11. Looking at the aforestated facts which even the High Court had noticed, we feel that the Tribunal can not be said to have awarded more amount by way of compensation.
12. From the order of the tribunal, we find that the appellants had in fact proved that they had spent Rs.3,49,128/- towards medical expenses for treating their son. They had to purchase certain instruments worth Rs.58,642/- for making life of their son comfortable and Rs.31,000/- had been spent towards nursing and Rs.1,37,000/- had to be spent for Physiotherapist. Looking at the fact that Rajanala Ravi Krishna will have to remain dependant for his whole life on someone and looking at the observations made by the Tribunal, which have been reproduced hereinabove, in our opinion, his life is very miserable and there would be substantial financial burden on the appellants for the entire life of their injured son. At times it is not possible to award compensation strictly in accordance with the law laid down as in a particular case it may not be just also. We are hesitant to say that it is a reality of life that at times life of an injured or sick person becomes more miserable for the person and for the family members than the death. Here is one such case where the appellants, even during their retired life will have to take care of their son like a child especially when they would have expected the son to take their care.
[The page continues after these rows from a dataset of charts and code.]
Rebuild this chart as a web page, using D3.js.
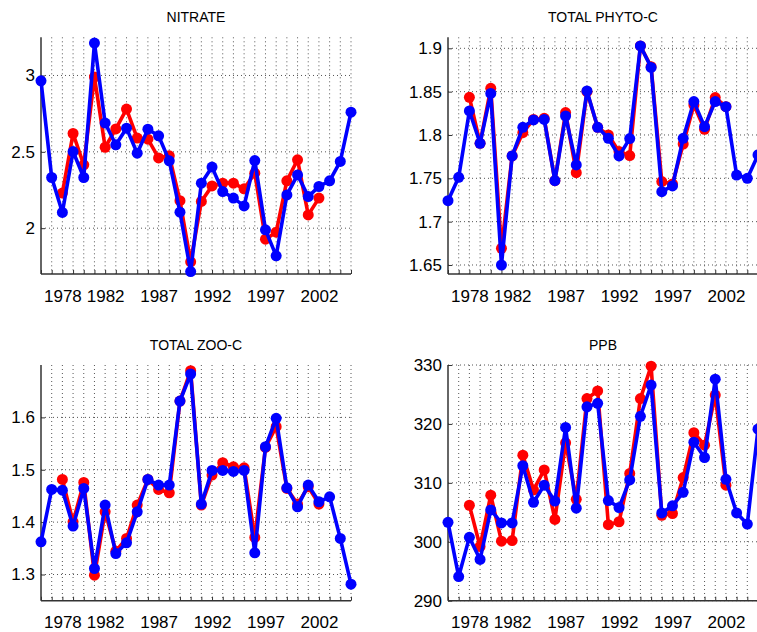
<!DOCTYPE html>
<html>
<head>
<meta charset="utf-8">
<script src="https://cdn.jsdelivr.net/npm/d3@7"></script>
<style>
  html, body { margin: 0; padding: 0; background: #fff; }
  svg { display: block; }
  text { font-family: "Liberation Sans", Arial, Helvetica, sans-serif; fill: #000; }
</style>
</head>
<body>
<svg id="chart" width="757" height="632"></svg>
<script>
// Years 1976–2005; the red series covers 1978–2002 only (null elsewhere).
const years = d3.range(1976, 2006);
const labelYears = [1978, 1982, 1987, 1992, 1997, 2002];

const nitrateRed = [null, null, 2.23, 2.62, 2.415, 2.99, 2.53, 2.65, 2.78, 2.59, 2.583, 2.46, 2.474, 2.18, 1.78, 2.175, 2.277, 2.295, 2.295, 2.258, 2.36, 1.928, 1.974, 2.31, 2.448, 2.087, 2.197, null, null, null];
const nitrateBlue = [2.965, 2.332, 2.103, 2.502, 2.332, 3.212, 2.688, 2.546, 2.655, 2.491, 2.648, 2.605, 2.441, 2.105, 1.716, 2.295, 2.40, 2.24, 2.197, 2.146, 2.443, 1.989, 1.819, 2.218, 2.349, 2.207, 2.273, 2.31, 2.437, 2.76];
const nitrateTicks = [2, 2.5, 3];

const phytoRed = [null, null, 1.8435, 1.7904, 1.8538, 1.6692, 1.7758, 1.8027, 1.818, 1.8192, 1.7473, 1.8258, 1.7565, 1.85, 1.8088, 1.80, 1.7808, 1.7762, 1.9027, 1.8788, 1.7462, 1.7435, 1.7896, 1.8346, 1.8065, 1.8431, 1.8327, null, null, null];
const phytoBlue = [1.7242, 1.7512, 1.8277, 1.7904, 1.848, 1.65, 1.7758, 1.8088, 1.8173, 1.818, 1.7473, 1.8219, 1.7654, 1.8508, 1.8088, 1.7962, 1.7758, 1.7958, 1.9027, 1.878, 1.7346, 1.7412, 1.7962, 1.8385, 1.8096, 1.8385, 1.8327, 1.7538, 1.75, 1.777];
const phytoTicks = [1.65, 1.7, 1.75, 1.8, 1.85, 1.9];

const zooRed = [null, null, 1.4815, 1.4006, 1.4758, 1.2987, 1.4197, 1.3446, 1.3688, 1.4325, 1.4815, 1.4624, 1.456, 1.6312, 1.6892, 1.4325, 1.4898, 1.5134, 1.5057, 1.5038, 1.3707, 1.5427, 1.5822, 1.4643, 1.4344, 1.4675, 1.4344, null, null, null];
const zooBlue = [1.3624, 1.4624, 1.4611, 1.3924, 1.4643, 1.3115, 1.4325, 1.340, 1.3605, 1.4197, 1.4815, 1.4707, 1.4707, 1.6312, 1.6828, 1.4344, 1.4987, 1.4987, 1.4968, 1.4987, 1.3414, 1.5439, 1.5981, 1.4656, 1.4293, 1.4707, 1.4389, 1.4484, 1.3688, 1.2815];
const zooTicks = [1.3, 1.4, 1.5, 1.6];

const ppbRed = [null, null, 306.2, 299.2, 307.9, 300.1, 300.2, 314.7, 308.8, 312.2, 303.8, 316.8, 307.2, 324.3, 325.6, 302.9, 303.4, 311.6, 324.3, 329.8, 304.5, 304.8, 310.9, 318.5, 316.4, 324.9, 309.6, null, null, null];
const ppbBlue = [303.3, 294.1, 300.75, 297.0, 305.4, 303.2, 303.2, 312.9, 306.7, 309.6, 306.9, 319.4, 305.7, 322.9, 323.5, 307.0, 305.8, 310.5, 321.3, 326.6, 304.9, 306.1, 308.4, 316.9, 314.3, 327.6, 310.6, 304.9, 303.0, 319.1];
const ppbTicks = [290, 300, 310, 320, 330];

const svg = d3.select("#chart");
const plotW = 310;

const panels = [
  { title: "NITRATE",       red: nitrateRed, blue: nitrateBlue, ticks: nitrateTicks, domain: [1.70, 3.25],     x: 41,  y: 37.3, h: 236.7 },
  { title: "TOTAL PHYTO-C", red: phytoRed,   blue: phytoBlue,   ticks: phytoTicks,   domain: [1.6396, 1.9127], x: 448, y: 37.3, h: 236.7 },
  { title: "TOTAL ZOO-C",   red: zooRed,     blue: zooBlue,     ticks: zooTicks,     domain: [1.25, 1.70],     x: 41,  y: 365,  h: 235.7 },
  { title: "PPB",           red: ppbRed,     blue: ppbBlue,     ticks: ppbTicks,     domain: [290, 330],       x: 448, y: 365,  h: 235.7 }
];

const fmt = v => String(+v.toFixed(3));

panels.forEach(p => {
  const g = svg.append("g").attr("transform", `translate(${p.x},${p.y})`);
  const x = d3.scaleLinear().domain([1976, 2005]).range([0, plotW]);
  const y = d3.scaleLinear().domain(p.domain).range([p.h, 0]);

  // dotted grid: one vertical line per year, one horizontal line per y tick
  g.append("g").selectAll("line").data(years.slice(1)).join("line")
    .attr("x1", d => x(d)).attr("x2", d => x(d))
    .attr("y1", 0).attr("y2", p.h)
    .attr("stroke", "#555").attr("stroke-width", 1)
    .attr("stroke-dasharray", "1,3");
  g.append("g").selectAll("line").data(p.ticks).join("line")
    .attr("x1", 0).attr("x2", plotW)
    .attr("y1", d => y(d)).attr("y2", d => y(d))
    .attr("stroke", "#555").attr("stroke-width", 1)
    .attr("stroke-dasharray", "1,3");

  // axes: every year ticked, selected years labelled; ticks point inward
  const xAxis = d3.axisBottom(x).tickValues(years).tickSizeInner(-4).tickSizeOuter(0)
    .tickFormat(d => labelYears.includes(d) ? String(d) : "");
  const gx = g.append("g").attr("transform", `translate(0,${p.h})`).call(xAxis);
  gx.selectAll("text").attr("font-size", 17).attr("dy", 0).attr("y", 27.5)
    .attr("font-family", "Liberation Sans, Arial, sans-serif");

  const yAxis = d3.axisLeft(y).tickValues(p.ticks).tickSizeInner(-4).tickSizeOuter(0).tickFormat(fmt);
  const gy = g.append("g").call(yAxis);
  gy.selectAll("text").attr("font-size", 17).attr("x", -6)
    .attr("font-family", "Liberation Sans, Arial, sans-serif");

  [gx, gy].forEach(a => {
    a.select(".domain").remove();
    a.selectAll(".tick line").attr("stroke", "#333").attr("stroke-width", 1);
  });
  g.append("line").attr("x1", 0).attr("x2", 0).attr("y1", 0).attr("y2", p.h)
    .attr("stroke", "#333").attr("stroke-width", 1.5);
  g.append("line").attr("x1", 0).attr("x2", plotW).attr("y1", p.h).attr("y2", p.h)
    .attr("stroke", "#333").attr("stroke-width", 1.5);

  // title
  g.append("text").attr("x", plotW / 2).attr("y", -15).attr("text-anchor", "middle")
    .attr("font-size", 14).text(p.title);

  // series: red first, blue on top
  [[p.red, "#ff0000"], [p.blue, "#0000ff"]].forEach(([vals, col]) => {
    const pts = years.map((yr, i) => ({ yr, v: vals[i] })).filter(d => d.v != null);
    const line = d3.line().x(d => x(d.yr)).y(d => y(d.v));
    g.append("path").datum(pts).attr("d", line)
      .attr("fill", "none").attr("stroke", col).attr("stroke-width", 3.6)
      .attr("stroke-linejoin", "round");
    g.append("g").selectAll("circle").data(pts).join("circle")
      .attr("cx", d => x(d.yr)).attr("cy", d => y(d.v)).attr("r", 5.5)
      .attr("fill", col);
  });
});
</script>
</body>
</html>
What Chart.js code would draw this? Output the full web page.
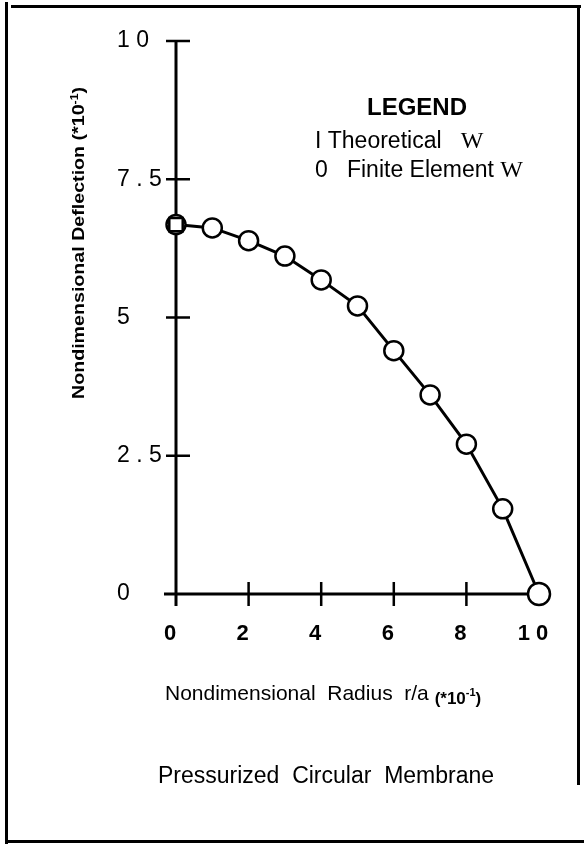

13. Though, the High Court has rightly followed the principle laid down in the case of Sarla Verma (supra), in our opinion, the amount of compensation awarded by the Tribunal is more just. The Tribunal awarded a lump sum of Rs.10 lacs and the amount of expenditure incurred by the appellants for treating their son. The total amount awarded by the Tribunal was Rs.18,75,800/- which, in our opinion, is not too much and in our opinion, the said amount should be awarded to the appellants.
14. In the circumstances, we quash and set aside the judgment delivered by the High Court and restore the order of the Tribunal. The amount of compensation determined by the Tribunal along with interest @ 7.5 % from the date of presentation of the claim petition till its realization shall be paid to the appellants.
15. The appeal is allowed with no order as to costs.